* Task statement *
Print the listing from its top line through the line containing "import pandas as pd", nothing more, and leave out the pictures.
***** Records to use *****
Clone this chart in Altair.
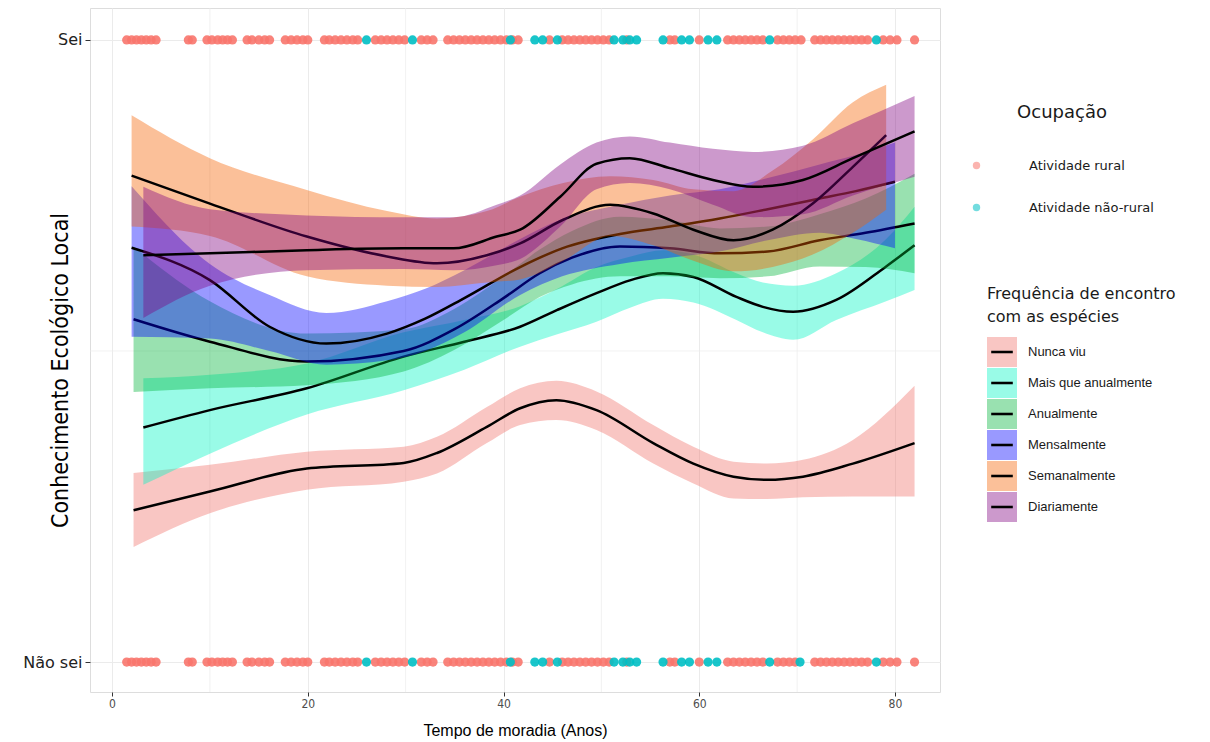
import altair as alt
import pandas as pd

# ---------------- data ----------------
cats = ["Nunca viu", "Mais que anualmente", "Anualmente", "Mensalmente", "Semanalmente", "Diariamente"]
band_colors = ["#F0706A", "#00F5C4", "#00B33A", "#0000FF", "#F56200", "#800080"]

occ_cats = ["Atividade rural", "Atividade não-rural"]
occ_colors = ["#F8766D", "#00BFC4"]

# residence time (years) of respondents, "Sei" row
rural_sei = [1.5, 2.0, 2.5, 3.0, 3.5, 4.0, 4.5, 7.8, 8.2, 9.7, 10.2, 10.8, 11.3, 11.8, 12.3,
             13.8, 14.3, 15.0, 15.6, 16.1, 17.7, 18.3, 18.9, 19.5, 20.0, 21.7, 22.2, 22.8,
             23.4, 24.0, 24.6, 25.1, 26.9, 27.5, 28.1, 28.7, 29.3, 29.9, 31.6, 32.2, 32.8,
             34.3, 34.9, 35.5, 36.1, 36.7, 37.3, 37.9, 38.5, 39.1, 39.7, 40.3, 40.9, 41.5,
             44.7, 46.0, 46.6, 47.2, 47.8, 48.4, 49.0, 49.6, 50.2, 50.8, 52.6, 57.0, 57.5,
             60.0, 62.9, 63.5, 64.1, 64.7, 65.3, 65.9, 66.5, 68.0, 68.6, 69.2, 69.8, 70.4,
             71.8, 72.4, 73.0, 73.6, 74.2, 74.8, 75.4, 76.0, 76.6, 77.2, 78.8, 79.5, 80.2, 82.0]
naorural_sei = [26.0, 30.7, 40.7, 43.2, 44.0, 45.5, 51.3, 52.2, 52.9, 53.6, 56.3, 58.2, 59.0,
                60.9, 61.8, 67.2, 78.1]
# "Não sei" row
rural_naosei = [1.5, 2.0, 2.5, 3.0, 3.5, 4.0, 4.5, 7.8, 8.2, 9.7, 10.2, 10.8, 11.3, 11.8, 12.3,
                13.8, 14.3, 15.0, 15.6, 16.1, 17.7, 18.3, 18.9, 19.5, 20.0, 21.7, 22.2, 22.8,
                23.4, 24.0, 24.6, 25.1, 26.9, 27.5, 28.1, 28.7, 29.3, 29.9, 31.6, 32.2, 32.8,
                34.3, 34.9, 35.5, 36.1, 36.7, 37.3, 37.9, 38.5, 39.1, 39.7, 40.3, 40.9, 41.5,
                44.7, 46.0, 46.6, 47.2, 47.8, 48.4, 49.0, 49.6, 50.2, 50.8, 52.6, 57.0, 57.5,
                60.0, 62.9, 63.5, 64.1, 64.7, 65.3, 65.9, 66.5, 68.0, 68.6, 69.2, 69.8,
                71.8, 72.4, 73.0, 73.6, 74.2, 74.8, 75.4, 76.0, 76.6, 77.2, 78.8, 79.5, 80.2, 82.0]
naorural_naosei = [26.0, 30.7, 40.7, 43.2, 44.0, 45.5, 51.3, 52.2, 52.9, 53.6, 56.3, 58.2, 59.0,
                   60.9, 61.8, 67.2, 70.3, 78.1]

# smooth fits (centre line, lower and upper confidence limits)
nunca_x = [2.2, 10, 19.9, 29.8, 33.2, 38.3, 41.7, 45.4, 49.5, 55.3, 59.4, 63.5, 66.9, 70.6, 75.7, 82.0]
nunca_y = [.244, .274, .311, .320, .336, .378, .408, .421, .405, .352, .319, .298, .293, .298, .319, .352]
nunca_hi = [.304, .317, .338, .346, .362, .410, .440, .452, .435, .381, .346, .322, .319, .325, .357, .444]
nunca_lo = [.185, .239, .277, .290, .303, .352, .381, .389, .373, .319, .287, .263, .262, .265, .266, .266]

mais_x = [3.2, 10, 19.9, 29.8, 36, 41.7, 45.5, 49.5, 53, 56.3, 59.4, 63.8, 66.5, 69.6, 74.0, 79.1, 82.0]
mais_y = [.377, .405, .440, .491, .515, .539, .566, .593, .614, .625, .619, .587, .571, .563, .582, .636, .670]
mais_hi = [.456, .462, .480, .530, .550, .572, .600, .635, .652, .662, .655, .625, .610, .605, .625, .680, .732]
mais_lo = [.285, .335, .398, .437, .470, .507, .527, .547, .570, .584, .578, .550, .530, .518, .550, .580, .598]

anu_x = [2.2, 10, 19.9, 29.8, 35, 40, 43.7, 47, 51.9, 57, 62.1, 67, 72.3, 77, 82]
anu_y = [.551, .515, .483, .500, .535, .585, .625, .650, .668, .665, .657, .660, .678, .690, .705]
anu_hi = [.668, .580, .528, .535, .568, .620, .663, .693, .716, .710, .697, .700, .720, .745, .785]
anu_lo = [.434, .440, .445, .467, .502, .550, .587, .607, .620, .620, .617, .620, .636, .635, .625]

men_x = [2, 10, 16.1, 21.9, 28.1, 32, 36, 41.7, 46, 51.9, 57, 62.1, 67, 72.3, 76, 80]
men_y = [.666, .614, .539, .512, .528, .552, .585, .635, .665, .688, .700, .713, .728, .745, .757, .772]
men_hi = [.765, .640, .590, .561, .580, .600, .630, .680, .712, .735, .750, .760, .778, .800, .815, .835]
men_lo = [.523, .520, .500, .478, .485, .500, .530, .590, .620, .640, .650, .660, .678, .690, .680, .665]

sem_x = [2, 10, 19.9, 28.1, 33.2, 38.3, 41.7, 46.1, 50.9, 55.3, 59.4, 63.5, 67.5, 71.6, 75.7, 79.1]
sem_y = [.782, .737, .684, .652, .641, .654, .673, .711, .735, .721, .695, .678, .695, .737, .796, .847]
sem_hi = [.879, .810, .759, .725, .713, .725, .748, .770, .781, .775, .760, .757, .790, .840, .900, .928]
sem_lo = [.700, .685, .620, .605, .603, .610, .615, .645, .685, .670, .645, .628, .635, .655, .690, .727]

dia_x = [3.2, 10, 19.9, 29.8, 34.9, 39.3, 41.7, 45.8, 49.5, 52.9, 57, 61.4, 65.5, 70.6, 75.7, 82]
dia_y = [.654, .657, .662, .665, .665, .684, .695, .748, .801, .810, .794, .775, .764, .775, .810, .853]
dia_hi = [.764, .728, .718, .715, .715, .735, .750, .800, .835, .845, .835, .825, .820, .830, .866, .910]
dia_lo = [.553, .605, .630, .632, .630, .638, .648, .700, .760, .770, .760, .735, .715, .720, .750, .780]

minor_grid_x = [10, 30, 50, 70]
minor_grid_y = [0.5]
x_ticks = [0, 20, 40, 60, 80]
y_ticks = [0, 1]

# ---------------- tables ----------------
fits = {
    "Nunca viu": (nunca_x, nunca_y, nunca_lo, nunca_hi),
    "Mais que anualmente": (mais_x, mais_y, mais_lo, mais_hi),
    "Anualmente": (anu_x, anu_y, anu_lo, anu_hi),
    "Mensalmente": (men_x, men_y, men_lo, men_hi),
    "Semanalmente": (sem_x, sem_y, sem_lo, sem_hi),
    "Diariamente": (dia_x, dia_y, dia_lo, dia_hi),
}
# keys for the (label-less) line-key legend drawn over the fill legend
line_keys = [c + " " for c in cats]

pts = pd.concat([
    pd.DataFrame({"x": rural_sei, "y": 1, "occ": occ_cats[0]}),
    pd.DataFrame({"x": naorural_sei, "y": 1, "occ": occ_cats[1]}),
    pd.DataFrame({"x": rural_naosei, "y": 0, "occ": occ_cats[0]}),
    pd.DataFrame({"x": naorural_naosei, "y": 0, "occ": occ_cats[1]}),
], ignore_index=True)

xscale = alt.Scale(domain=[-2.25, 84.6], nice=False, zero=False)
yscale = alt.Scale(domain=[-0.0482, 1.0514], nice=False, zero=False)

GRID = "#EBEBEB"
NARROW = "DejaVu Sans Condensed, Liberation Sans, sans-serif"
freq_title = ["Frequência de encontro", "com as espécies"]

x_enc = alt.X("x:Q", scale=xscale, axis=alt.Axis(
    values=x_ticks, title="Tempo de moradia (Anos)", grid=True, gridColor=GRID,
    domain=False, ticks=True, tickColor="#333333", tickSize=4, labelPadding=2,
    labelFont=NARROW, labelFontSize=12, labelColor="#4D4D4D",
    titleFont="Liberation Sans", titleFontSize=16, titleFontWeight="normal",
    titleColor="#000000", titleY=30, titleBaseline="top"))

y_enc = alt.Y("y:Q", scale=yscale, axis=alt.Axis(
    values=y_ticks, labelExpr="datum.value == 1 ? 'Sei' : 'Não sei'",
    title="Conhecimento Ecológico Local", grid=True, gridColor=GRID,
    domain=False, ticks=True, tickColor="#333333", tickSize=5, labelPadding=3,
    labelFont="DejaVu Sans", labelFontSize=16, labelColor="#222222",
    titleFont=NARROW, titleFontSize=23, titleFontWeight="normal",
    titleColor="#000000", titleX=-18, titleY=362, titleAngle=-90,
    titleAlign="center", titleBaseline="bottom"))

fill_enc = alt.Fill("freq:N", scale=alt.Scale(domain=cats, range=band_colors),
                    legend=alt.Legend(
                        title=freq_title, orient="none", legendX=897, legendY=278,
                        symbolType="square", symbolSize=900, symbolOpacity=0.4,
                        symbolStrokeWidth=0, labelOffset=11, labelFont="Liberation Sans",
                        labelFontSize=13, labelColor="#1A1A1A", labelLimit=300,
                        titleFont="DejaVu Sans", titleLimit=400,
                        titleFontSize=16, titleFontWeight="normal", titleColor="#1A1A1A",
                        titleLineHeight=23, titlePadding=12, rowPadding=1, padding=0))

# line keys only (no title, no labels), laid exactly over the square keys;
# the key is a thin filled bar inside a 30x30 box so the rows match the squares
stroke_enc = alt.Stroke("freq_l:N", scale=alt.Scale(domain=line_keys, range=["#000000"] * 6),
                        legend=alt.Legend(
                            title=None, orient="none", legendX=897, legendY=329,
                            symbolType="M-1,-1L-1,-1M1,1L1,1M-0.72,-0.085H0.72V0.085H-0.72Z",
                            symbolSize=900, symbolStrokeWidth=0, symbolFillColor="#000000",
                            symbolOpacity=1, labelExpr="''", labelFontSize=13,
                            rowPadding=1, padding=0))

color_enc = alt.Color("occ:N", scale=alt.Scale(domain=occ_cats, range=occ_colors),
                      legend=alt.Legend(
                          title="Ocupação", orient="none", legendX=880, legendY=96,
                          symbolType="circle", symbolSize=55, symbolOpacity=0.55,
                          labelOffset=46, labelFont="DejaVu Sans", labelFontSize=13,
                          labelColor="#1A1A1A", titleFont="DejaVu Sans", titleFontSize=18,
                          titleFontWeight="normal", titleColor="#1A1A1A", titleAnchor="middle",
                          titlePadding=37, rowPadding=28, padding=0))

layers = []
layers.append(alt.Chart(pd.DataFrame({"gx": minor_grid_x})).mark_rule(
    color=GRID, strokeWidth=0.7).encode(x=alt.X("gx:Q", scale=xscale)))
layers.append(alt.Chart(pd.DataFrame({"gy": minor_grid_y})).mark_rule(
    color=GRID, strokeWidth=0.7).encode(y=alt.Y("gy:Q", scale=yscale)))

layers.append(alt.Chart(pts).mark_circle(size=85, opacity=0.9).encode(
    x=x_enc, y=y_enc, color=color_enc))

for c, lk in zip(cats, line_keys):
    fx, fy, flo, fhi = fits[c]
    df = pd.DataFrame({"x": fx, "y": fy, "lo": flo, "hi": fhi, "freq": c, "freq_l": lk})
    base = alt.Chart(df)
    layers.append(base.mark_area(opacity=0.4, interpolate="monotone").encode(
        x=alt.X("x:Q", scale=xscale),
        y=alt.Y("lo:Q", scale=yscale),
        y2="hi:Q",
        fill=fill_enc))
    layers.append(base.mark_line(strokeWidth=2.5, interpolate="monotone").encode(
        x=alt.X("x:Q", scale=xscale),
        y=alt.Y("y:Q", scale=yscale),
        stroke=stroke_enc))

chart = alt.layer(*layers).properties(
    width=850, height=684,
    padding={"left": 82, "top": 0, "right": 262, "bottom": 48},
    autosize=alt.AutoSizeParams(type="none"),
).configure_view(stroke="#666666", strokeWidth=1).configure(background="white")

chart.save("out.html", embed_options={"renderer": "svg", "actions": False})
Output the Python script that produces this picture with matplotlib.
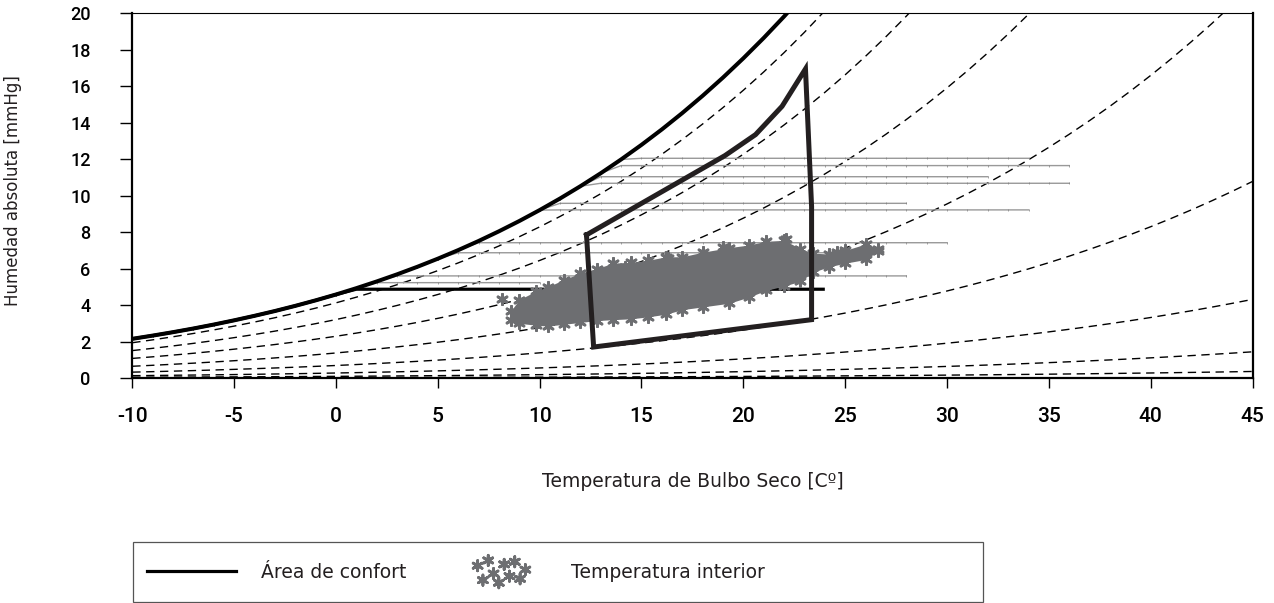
*****
* Response to this task *
Clone this chart in Altair.
import altair as alt
import pandas as pd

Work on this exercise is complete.